» Exercise aim
Scan the records below for the line with "Generate a web" and the line with "const gridValues = [10];", and retype that range exactly, both ends included, pictures excepted.

» Entries provided
▼▼▼

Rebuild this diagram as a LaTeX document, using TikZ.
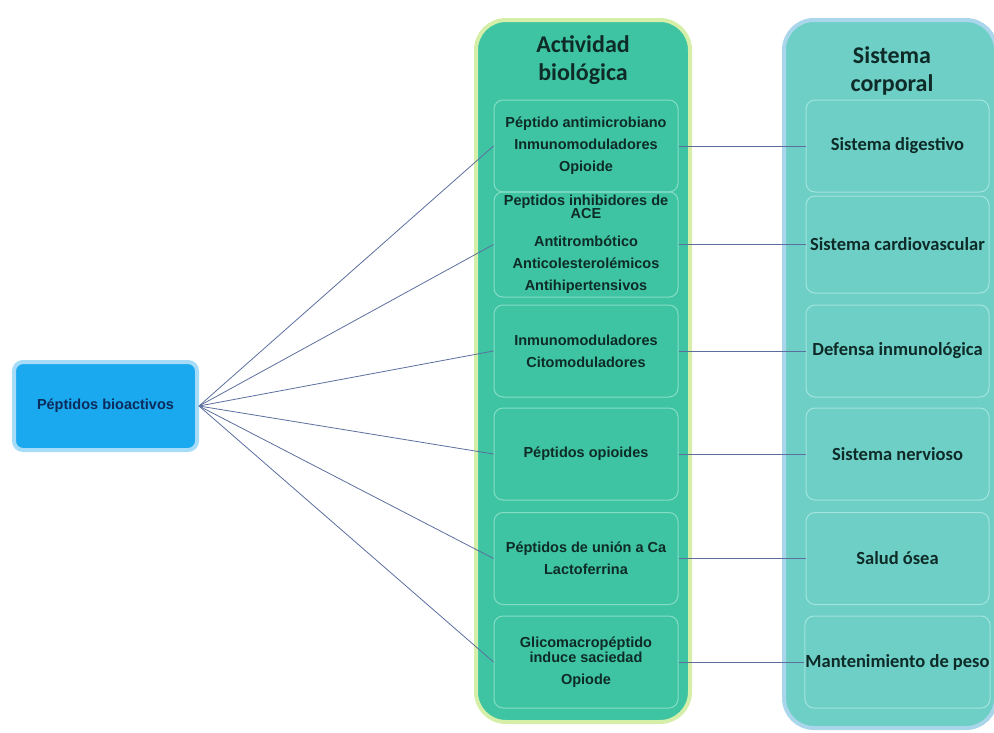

▲▲▲
▼▼▼

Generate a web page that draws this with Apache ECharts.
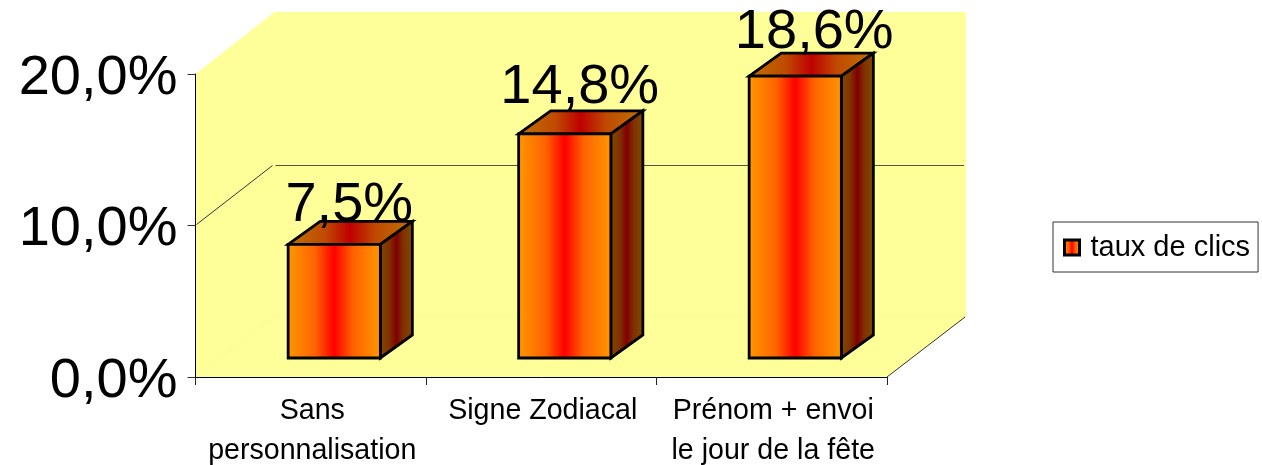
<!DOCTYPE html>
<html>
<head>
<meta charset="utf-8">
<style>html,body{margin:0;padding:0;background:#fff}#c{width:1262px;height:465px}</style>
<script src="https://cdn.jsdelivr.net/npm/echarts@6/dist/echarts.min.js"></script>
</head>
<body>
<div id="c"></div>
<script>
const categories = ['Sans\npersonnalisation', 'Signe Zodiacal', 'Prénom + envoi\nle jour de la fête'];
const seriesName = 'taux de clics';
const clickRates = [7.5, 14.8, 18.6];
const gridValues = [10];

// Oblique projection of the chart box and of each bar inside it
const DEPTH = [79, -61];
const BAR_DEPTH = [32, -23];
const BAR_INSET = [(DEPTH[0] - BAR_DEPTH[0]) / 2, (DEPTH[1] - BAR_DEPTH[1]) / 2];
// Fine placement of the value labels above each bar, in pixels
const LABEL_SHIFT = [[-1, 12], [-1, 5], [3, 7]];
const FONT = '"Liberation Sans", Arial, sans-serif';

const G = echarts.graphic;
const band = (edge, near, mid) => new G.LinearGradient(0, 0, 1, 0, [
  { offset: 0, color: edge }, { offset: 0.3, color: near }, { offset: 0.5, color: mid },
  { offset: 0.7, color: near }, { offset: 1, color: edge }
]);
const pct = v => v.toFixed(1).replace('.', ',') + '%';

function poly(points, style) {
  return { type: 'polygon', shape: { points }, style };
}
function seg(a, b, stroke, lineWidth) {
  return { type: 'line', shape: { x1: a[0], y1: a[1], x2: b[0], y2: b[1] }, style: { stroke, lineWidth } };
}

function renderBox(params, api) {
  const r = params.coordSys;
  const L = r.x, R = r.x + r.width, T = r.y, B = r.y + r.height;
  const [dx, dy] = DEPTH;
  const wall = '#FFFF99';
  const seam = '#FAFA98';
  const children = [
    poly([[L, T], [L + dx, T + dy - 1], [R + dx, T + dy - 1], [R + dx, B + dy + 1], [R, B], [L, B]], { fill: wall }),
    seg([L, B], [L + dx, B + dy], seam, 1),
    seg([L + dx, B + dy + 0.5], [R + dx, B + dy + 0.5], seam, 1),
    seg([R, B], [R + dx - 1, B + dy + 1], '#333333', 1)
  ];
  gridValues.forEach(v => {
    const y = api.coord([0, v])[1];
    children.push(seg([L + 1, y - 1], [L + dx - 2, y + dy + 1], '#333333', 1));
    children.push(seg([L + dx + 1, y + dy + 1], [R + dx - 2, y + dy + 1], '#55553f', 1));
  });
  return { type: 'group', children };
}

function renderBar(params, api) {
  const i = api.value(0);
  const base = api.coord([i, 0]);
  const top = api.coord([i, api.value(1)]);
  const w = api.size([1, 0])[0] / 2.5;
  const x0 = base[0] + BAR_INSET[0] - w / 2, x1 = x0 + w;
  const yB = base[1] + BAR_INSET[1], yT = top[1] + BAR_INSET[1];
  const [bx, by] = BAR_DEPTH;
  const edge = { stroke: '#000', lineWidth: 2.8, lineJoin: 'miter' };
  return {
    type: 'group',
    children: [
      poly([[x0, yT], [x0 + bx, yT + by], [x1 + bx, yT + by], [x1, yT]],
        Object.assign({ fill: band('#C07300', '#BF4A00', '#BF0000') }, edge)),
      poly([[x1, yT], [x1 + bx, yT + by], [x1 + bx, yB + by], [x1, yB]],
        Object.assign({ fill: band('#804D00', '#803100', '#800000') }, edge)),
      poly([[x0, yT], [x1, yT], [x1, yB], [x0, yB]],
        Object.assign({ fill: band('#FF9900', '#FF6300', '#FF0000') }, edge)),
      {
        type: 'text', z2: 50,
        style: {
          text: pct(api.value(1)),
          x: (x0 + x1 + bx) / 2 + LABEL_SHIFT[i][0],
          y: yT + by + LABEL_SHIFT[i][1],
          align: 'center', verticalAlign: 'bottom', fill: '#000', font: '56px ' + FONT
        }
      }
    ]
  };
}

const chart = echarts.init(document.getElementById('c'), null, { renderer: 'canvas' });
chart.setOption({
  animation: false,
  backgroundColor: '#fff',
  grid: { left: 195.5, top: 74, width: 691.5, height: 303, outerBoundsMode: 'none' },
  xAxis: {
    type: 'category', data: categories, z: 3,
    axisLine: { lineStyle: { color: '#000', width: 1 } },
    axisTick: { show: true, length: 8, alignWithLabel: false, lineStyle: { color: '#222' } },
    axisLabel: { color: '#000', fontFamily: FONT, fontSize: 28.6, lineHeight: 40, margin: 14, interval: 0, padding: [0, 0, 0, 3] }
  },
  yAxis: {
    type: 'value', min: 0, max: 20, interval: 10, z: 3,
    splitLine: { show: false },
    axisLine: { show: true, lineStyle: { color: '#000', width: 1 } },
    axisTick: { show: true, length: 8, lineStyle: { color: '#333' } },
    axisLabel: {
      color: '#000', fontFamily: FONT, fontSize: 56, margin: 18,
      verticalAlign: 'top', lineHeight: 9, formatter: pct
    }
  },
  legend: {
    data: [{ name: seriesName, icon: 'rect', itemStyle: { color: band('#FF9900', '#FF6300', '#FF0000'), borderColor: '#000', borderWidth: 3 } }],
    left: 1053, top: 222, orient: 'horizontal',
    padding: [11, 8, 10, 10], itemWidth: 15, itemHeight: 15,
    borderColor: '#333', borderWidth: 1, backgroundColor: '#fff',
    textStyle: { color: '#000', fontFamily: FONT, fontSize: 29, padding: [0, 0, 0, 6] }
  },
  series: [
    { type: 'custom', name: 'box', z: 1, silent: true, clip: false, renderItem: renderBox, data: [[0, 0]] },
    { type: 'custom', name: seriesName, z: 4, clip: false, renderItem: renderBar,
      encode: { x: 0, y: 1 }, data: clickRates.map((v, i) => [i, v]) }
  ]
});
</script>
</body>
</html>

▲▲▲

» Response
Generate a web page that draws this with Apache ECharts.
<!DOCTYPE html>
<html>
<head>
<meta charset="utf-8">
<style>html,body{margin:0;padding:0;background:#fff}#c{width:1262px;height:465px}</style>
<script src="https://cdn.jsdelivr.net/npm/echarts@6/dist/echarts.min.js"></script>
</head>
<body>
<div id="c"></div>
<script>
const categories = ['Sans\npersonnalisation', 'Signe Zodiacal', 'Prénom + envoi\nle jour de la fête'];
const seriesName = 'taux de clics';
const clickRates = [7.5, 14.8, 18.6];
const gridValues = [10];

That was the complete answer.